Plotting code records

##############################

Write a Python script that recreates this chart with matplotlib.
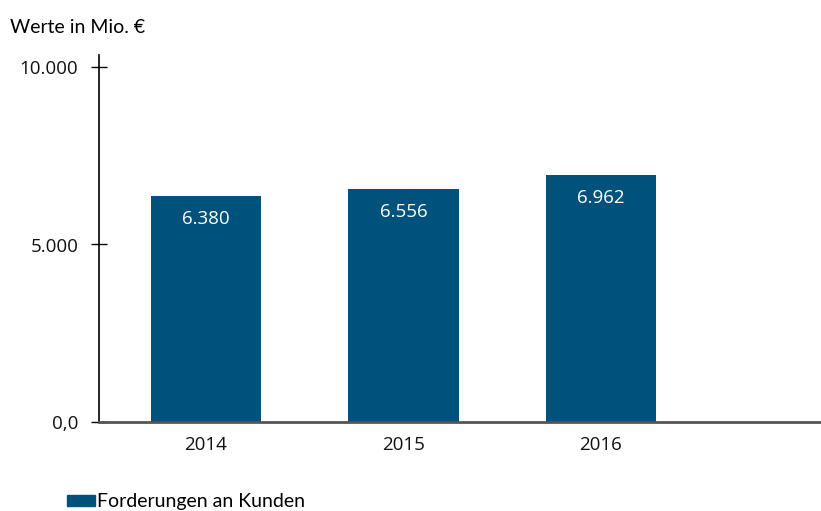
import matplotlib
matplotlib.use('Agg')
from matplotlib import pyplot as plt
from matplotlib.patches import Patch

plt.rcParams['font.family'] = ['Lato', 'DejaVu Sans']

# data
years = ['2014', '2015', '2016']
values = [6380, 6556, 6962]
value_labels = ['6.380', '6.556', '6.962']
yticks = [0, 5000, 10000]
ytick_labels = ['0,0', '5.000', '10.000']
bar_color = '#00527c'
num_font = ['Open Sans', 'DejaVu Sans']

fig = plt.figure(figsize=(8.21, 5.11), dpi=100)
ax = fig.add_axes([99 / 821, 1 - 422 / 511, (820 - 99) / 821, (422 - 67) / 511 * 1.035])

xs = list(range(len(years)))
ax.bar(xs, values, width=0.56, color=bar_color, zorder=2)
for x, v, lab in zip(xs, values, value_labels):
    ax.text(x, v - 650, lab, ha='center', va='center', color='white',
            fontsize=13.5, family=num_font)

ax.set_xlim(-0.542, 3.109)
ax.set_ylim(0, 10350)
ax.set_yticks(yticks)
ax.set_yticklabels(ytick_labels, fontsize=13.5, family=num_font, color='#111111')
ax.set_xticks(xs)
ax.set_xticklabels(years, fontsize=13.5, family=num_font, color='#111111')
ax.tick_params(axis='x', length=0, pad=10)
ax.tick_params(axis='y', direction='inout', length=12, width=1, pad=9, color='black')

for s in ['top', 'right']:
    ax.spines[s].set_visible(False)
ax.spines['left'].set_color('black')
ax.spines['left'].set_linewidth(1.2)
ax.spines['bottom'].set_color('#555555')
ax.spines['bottom'].set_linewidth(2)

fig.text(10 / 821, 1 - 27 / 511, 'Werte in Mio. €', fontsize=14, va='center', ha='left')

handles = [Patch(color=bar_color, label='Forderungen an Kunden')]
fig.legend(handles=handles, loc='center left', bbox_to_anchor=(49 / 821, 1 - 502 / 511),
           frameon=False, fontsize=14, handlelength=1.45, handleheight=0.55, handletextpad=0.1)

plt.savefig('out.png', dpi=100)
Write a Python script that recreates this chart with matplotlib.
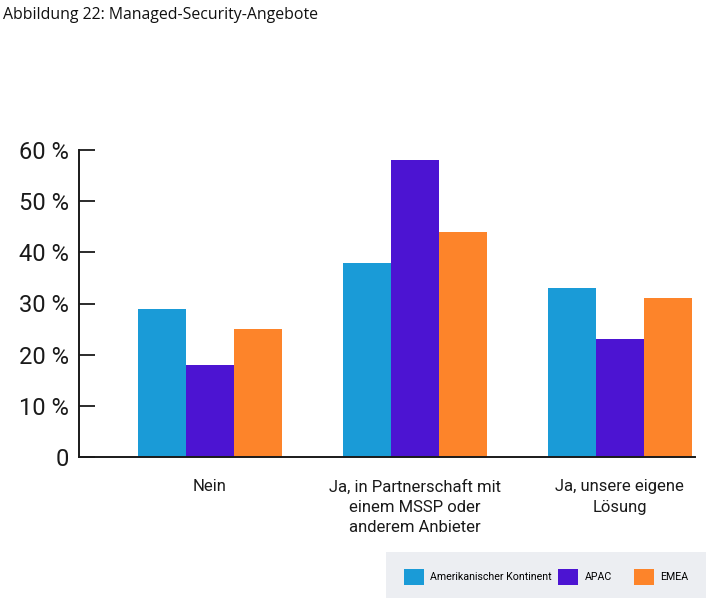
import numpy as np
import matplotlib.pyplot as plt
from matplotlib.patches import Patch, Rectangle


"""
Data of the chart
"""
categories = ["Nein",
              "Ja, in Partnerschaft mit\neinem MSSP oder\nanderem Anbieter",
              "Ja, unsere eigene\nLösung"]
series_names = ["Amerikanischer Kontinent", "APAC", "EMEA"]
amerika = [29, 38, 33]
apac = [18, 58, 23]
emea = [25, 44, 31]
y_ticks = [0, 10, 20, 30, 40, 50, 60]
y_labels = ["0", "10 %", "20 %", "30 %", "40 %", "50 %", "60 %"]

COLORS = ["#1a9bd7", "#4c14d2", "#fd842a"]
BAR_W = 0.234

plt.rcParams['font.family'] = ['Roboto', 'DejaVu Sans']

fig = plt.figure(figsize=(7.13, 6.0), dpi=100)
ax = fig.add_axes([79 / 713, 1 - 457 / 600, (695 - 79) / 713, (457 - 150) / 600])

x = np.arange(len(categories))
for i, vals in enumerate([amerika, apac, emea]):
    ax.bar(x + (i - 1) * BAR_W, vals, width=BAR_W, color=COLORS[i], linewidth=0)

ax.set_ylim(0, 60)
ax.set_xlim(-0.639, 2.368)
ax.set_yticks(y_ticks)
ax.set_yticklabels(y_labels, fontsize=17, color="#1a1a1a")
ax.set_xticks(x)
ax.set_xticklabels(categories, fontsize=12, color="#1a1a1a", linespacing=1.45)

ax.tick_params(axis='y', direction='in', length=11.5, width=1.3, pad=7, color="#1a1a1a")
ax.tick_params(axis='x', length=0, pad=16)

for side in ['top', 'right']:
    ax.spines[side].set_visible(False)
for side in ['left', 'bottom']:
    ax.spines[side].set_linewidth(1.4)
    ax.spines[side].set_color("#1a1a1a")

"Title"
fig.text(3 / 713, 1 - 15 / 600, "Abbildung 22: Managed-Security-Angebote",
         fontsize=11.4, family=['Open Sans', 'DejaVu Sans'], va='center', ha='left', color="#111111")

"Legend box, one entry per legend so each sits at its own spot"
fig.patches.append(Rectangle((386 / 713, 1 - 598 / 600), (706 - 386) / 713, (598 - 552) / 600,
                             transform=fig.transFigure, facecolor="#eceef2", edgecolor='none', zorder=0))
legend_x = [404, 558, 634]
for c, name, lx in zip(COLORS, series_names, legend_x):
    fig.legend([Patch(facecolor=c, edgecolor='none')], [name], loc='center left',
               bbox_to_anchor=(lx / 713, 1 - 577 / 600), frameon=False, fontsize=7.7,
               handlelength=1.87, handleheight=1.87, handletextpad=0.6,
               borderaxespad=0, borderpad=0)

fig.savefig("out.png", dpi=100)
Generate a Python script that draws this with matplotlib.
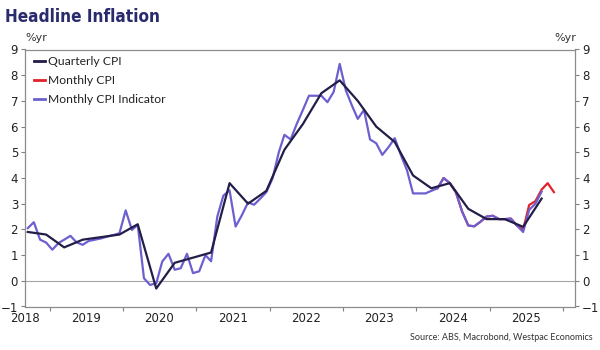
import matplotlib
matplotlib.use("Agg")
import matplotlib.pyplot as plt
import matplotlib.dates as mdates
from matplotlib import font_manager as fm
import pandas as pd

# ---------------- data ----------------
# Quarterly CPI (%yr), quarters ending Sep 2018 .. Sep 2025
quarterly_start = "2018-09-01"
quarterly_cpi = [1.9, 1.8, 1.3, 1.6, 1.7, 1.8, 2.2, -0.3, 0.7, 0.9, 1.1, 3.8,
                 3.0, 3.5, 5.1, 6.1, 7.3, 7.8, 7.0, 6.0, 5.4, 4.1, 3.6, 3.8,
                 2.8, 2.4, 2.4, 2.1, 3.2]

# Monthly CPI Indicator (%yr), Sep 2018 .. Sep 2025
indicator_start = "2018-09-01"
indicator_cpi = [2.05, 2.28, 1.6, 1.49,                                  # 2018 Sep-Dec
                 1.21, 1.47, 1.6, 1.75, 1.5, 1.4, 1.55, 1.6, 1.65, 1.72, 1.78, 1.85,  # 2019
                 2.74, 1.98, 2.18, 0.1, -0.16, -0.1, 0.75, 1.05, 0.43, 0.49, 1.05, 0.3,  # 2020
                 0.37, 1.0, 0.76, 2.5, 3.31, 3.52, 2.11, 2.55, 3.05, 2.96, 3.2, 3.45,  # 2021
                 3.99, 5.0, 5.68, 5.5, 6.1, 6.65, 7.2, 7.2, 7.2, 6.95, 7.35, 8.44,     # 2022
                 7.4, 6.8, 6.3, 6.65, 5.5, 5.35, 4.9, 5.2, 5.55, 4.9, 4.3, 3.4,       # 2023
                 3.4, 3.4, 3.5, 3.6, 4.0, 3.8, 3.45, 2.7, 2.15, 2.12, 2.3, 2.5,       # 2024
                 2.53, 2.4, 2.4, 2.42, 2.15, 1.9, 2.76, 3.0, 3.47]                     # 2025

# Monthly CPI (%yr), Apr 2024 .. Nov 2025
monthly_start = "2024-04-01"
monthly_cpi = [3.6, 4.0, 3.8, 3.45, 2.7, 2.15, 2.12, 2.3, 2.5,
               2.53, 2.4, 2.4, 2.42, 2.15, 2.0, 2.95, 3.1, 3.55, 3.8, 3.45]

year_labels = ["2018", "2019", "2020", "2021", "2022", "2023", "2024", "2025"]
y_ticks = [-1, 0, 1, 2, 3, 4, 5, 6, 7, 8, 9]

series_names = ["Quarterly CPI", "Monthly CPI", "Monthly CPI Indicator"]
c_quarterly = "#221e48"
c_monthly = "#e4222b"
c_indicator = "#6c5fd0"


def month_dates(start, n, step=1):
    return pd.date_range(start, periods=n, freq=f"{step}MS") + pd.Timedelta(days=14)


q_dates = month_dates(quarterly_start, len(quarterly_cpi), 3)
i_dates = month_dates(indicator_start, len(indicator_cpi))
m_dates = month_dates(monthly_start, len(monthly_cpi))


# pick a condensed bold face for the title if one is installed
def title_font():
    cands = [dict(family="Liberation Sans Narrow", stretch="normal", size=13.5),
             dict(family="DejaVu Sans", stretch="condensed", size=12.3)]
    for c in cands:
        fp = fm.FontProperties(family=c["family"], stretch=c["stretch"], weight="bold")
        try:
            path = fm.findfont(fp, fallback_to_default=False)
        except Exception:
            continue
        low = path.lower()
        if "narrow" in low or "condensed" in low:
            return fp, c["size"]
    return fm.FontProperties(family="Roboto", weight="bold"), 11.5


# ---------------- figure ----------------
fig = plt.figure(figsize=(6, 3.5), dpi=100)
ax = fig.add_axes([25 / 600, 1 - 306.5 / 350, 550 / 600, 257 / 350])

ax.axhline(0, color="#a6a6a6", lw=0.8, zorder=1)

l_m, = ax.plot(m_dates, monthly_cpi, color=c_monthly, lw=1.6, zorder=2)
l_i, = ax.plot(i_dates, indicator_cpi, color=c_indicator, lw=1.6, zorder=3)
l_q, = ax.plot(q_dates, quarterly_cpi, color=c_quarterly, lw=1.6, zorder=4)

x_left = pd.Timestamp("2018-09-01")
x_right = pd.Timestamp("2026-02-28")
ax.set_xlim(x_left, x_right)
ax.set_ylim(-1, 9)

# x axis: year boundary ticks, labels centred in each year
ax.xaxis.set_major_locator(mdates.YearLocator())
ax.xaxis.set_major_formatter(plt.NullFormatter())
label_pos = [x_left] + [pd.Timestamp(f"{y}-07-01") for y in year_labels[1:]]
ax.set_xticks(label_pos, minor=True)
ax.set_xticklabels(year_labels, minor=True)
ax.tick_params(axis="x", which="major", length=3, width=0.8, color="#808080", direction="out")
ax.tick_params(axis="x", which="minor", length=0, pad=4, labelsize=8.5, labelcolor="#222222")

# y axis both sides
ax.set_yticks(y_ticks)
ax.tick_params(axis="y", which="both", length=3, width=0.8, color="#808080", direction="out",
               labelsize=8.5, labelcolor="#222222", left=True, right=True,
               labelleft=True, labelright=True, pad=2)
for lab in ax.get_xticklabels(minor=True) + ax.get_yticklabels():
    lab.set_family("DejaVu Sans")

for s in ax.spines.values():
    s.set_color("#8c8c8c")
    s.set_linewidth(0.9)

leg = ax.legend([l_q, l_m, l_i], series_names, loc="upper left",
                bbox_to_anchor=(0.0164, 0.975), frameon=False, borderaxespad=0,
                borderpad=0, handlelength=0.9, handletextpad=0.25,
                labelspacing=0.68, prop={"family": "Lato", "size": 8.7})
for t in leg.get_texts():
    t.set_color("#222222")
for h in leg.legend_handles:
    h.set_linewidth(2.0)

# texts
tfp, tsize = title_font()
tfp.set_size(tsize)
fig.text(5 / 600, 1 - 17 / 350, "Headline Inflation", ha="left", va="center",
         fontproperties=tfp, color="#2a2b6c")
fig.text(25 / 600, 1 - 38 / 350, "%yr", ha="left", va="center", size=8,
         family="DejaVu Sans", color="#333333")
fig.text(576 / 600, 1 - 38 / 350, "%yr", ha="right", va="center", size=8,
         family="DejaVu Sans", color="#333333")
fig.text(593 / 600, 1 - 337 / 350, "Source: ABS, Macrobond, Westpac Economics",
         ha="right", va="center", size=6.5, family="Lato", color="#333333")

fig.savefig("out.png", dpi=100)
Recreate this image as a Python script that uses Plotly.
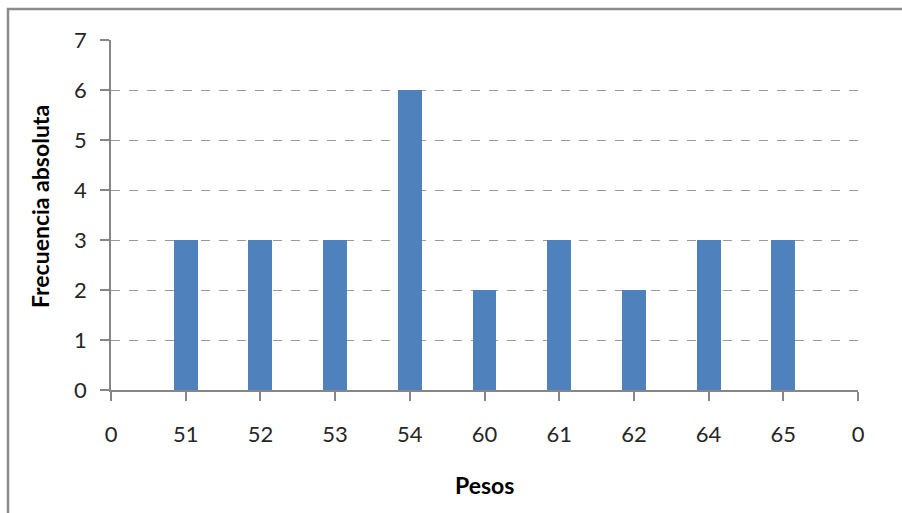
import plotly.graph_objects as go

# Weight classes (first and last are empty placeholder categories)
pesos = ["0", "51", "52", "53", "54", "60", "61", "62", "64", "65", "0"]
frecuencia = [0, 3, 3, 3, 6, 2, 3, 2, 3, 3, 0]
y_ticks = [0, 1, 2, 3, 4, 5, 6, 7]

positions = list(range(len(pesos)))
bar_color = "#4F81BD"
axis_color = "#868686"
text_color = "#262626"
font_family = "Lato, 'Open Sans', sans-serif"

fig = go.Figure(
    go.Bar(
        x=positions,
        y=frecuencia,
        width=0.32,
        marker=dict(color=bar_color, line=dict(width=0)),
        hoverinfo="x+y",
    )
)

fig.update_layout(
    width=902,
    height=513,
    margin=dict(l=111, r=44, t=40, b=123),
    paper_bgcolor="white",
    plot_bgcolor="white",
    showlegend=False,
    bargap=0,
    font=dict(family=font_family, size=18, color=text_color),
)

fig.update_xaxes(
    range=[0, len(pesos) - 1],
    tickmode="array",
    tickvals=positions,
    ticktext=pesos,
    showgrid=False,
    zeroline=False,
    showline=True,
    linecolor=axis_color,
    linewidth=1.5,
    ticks="outside",
    ticklen=9,
    tickcolor=axis_color,
    tickwidth=1.5,
    ticklabelstandoff=15,
    tickfont=dict(size=22, color=text_color),
)

fig.update_yaxes(
    range=[0, 7],
    tickmode="array",
    tickvals=y_ticks,
    ticktext=[str(v) for v in y_ticks],
    showgrid=True,
    gridcolor="#999999",
    griddash="dash",
    gridwidth=1,
    zeroline=False,
    showline=True,
    linecolor=axis_color,
    linewidth=1.5,
    ticks="outside",
    ticklen=9,
    tickcolor=axis_color,
    tickwidth=1.5,
    ticklabelstandoff=9,
    tickfont=dict(size=22, color=text_color),
)

# Axis titles
fig.add_annotation(
    text="<b>Pesos</b>", xref="paper", yref="paper",
    x=(484 - 111) / 747, y=-(485 - 390) / 350, xanchor="center", yanchor="middle",
    showarrow=False, font=dict(size=23, color="#000000"),
)
fig.add_annotation(
    text="<b>Frecuencia absoluta</b>", xref="paper", yref="paper",
    x=-(111 - 40) / 747, y=(390 - 207) / 350, xanchor="center", yanchor="middle",
    textangle=-90, showarrow=False, font=dict(size=23, color="#000000"),
)

# Chart frame
fig.add_shape(
    type="rect", xref="paper", yref="paper",
    x0=-103 / 747, x1=1.2, y0=-0.5, y1=1 + 31 / 350,
    line=dict(color="#8C8C8C", width=2.5), fillcolor="rgba(0,0,0,0)",
    layer="below",
)

fig.write_html("out.html")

##############################

# [Task goal]
Reproduce the material above from its first line through the line containing "ax.spines['bottom'].set_linewidth(2)", both ends included, and skip every picture.

# [The result]
Write a Python script that recreates this chart with matplotlib.
import matplotlib
matplotlib.use('Agg')
from matplotlib import pyplot as plt
from matplotlib.patches import Patch

plt.rcParams['font.family'] = ['Lato', 'DejaVu Sans']

# data
years = ['2014', '2015', '2016']
values = [6380, 6556, 6962]
value_labels = ['6.380', '6.556', '6.962']
yticks = [0, 5000, 10000]
ytick_labels = ['0,0', '5.000', '10.000']
bar_color = '#00527c'
num_font = ['Open Sans', 'DejaVu Sans']

fig = plt.figure(figsize=(8.21, 5.11), dpi=100)
ax = fig.add_axes([99 / 821, 1 - 422 / 511, (820 - 99) / 821, (422 - 67) / 511 * 1.035])

xs = list(range(len(years)))
ax.bar(xs, values, width=0.56, color=bar_color, zorder=2)
for x, v, lab in zip(xs, values, value_labels):
    ax.text(x, v - 650, lab, ha='center', va='center', color='white',
            fontsize=13.5, family=num_font)

ax.set_xlim(-0.542, 3.109)
ax.set_ylim(0, 10350)
ax.set_yticks(yticks)
ax.set_yticklabels(ytick_labels, fontsize=13.5, family=num_font, color='#111111')
ax.set_xticks(xs)
ax.set_xticklabels(years, fontsize=13.5, family=num_font, color='#111111')
ax.tick_params(axis='x', length=0, pad=10)
ax.tick_params(axis='y', direction='inout', length=12, width=1, pad=9, color='black')

for s in ['top', 'right']:
    ax.spines[s].set_visible(False)
ax.spines['left'].set_color('black')
ax.spines['left'].set_linewidth(1.2)
ax.spines['bottom'].set_color('#555555')
ax.spines['bottom'].set_linewidth(2)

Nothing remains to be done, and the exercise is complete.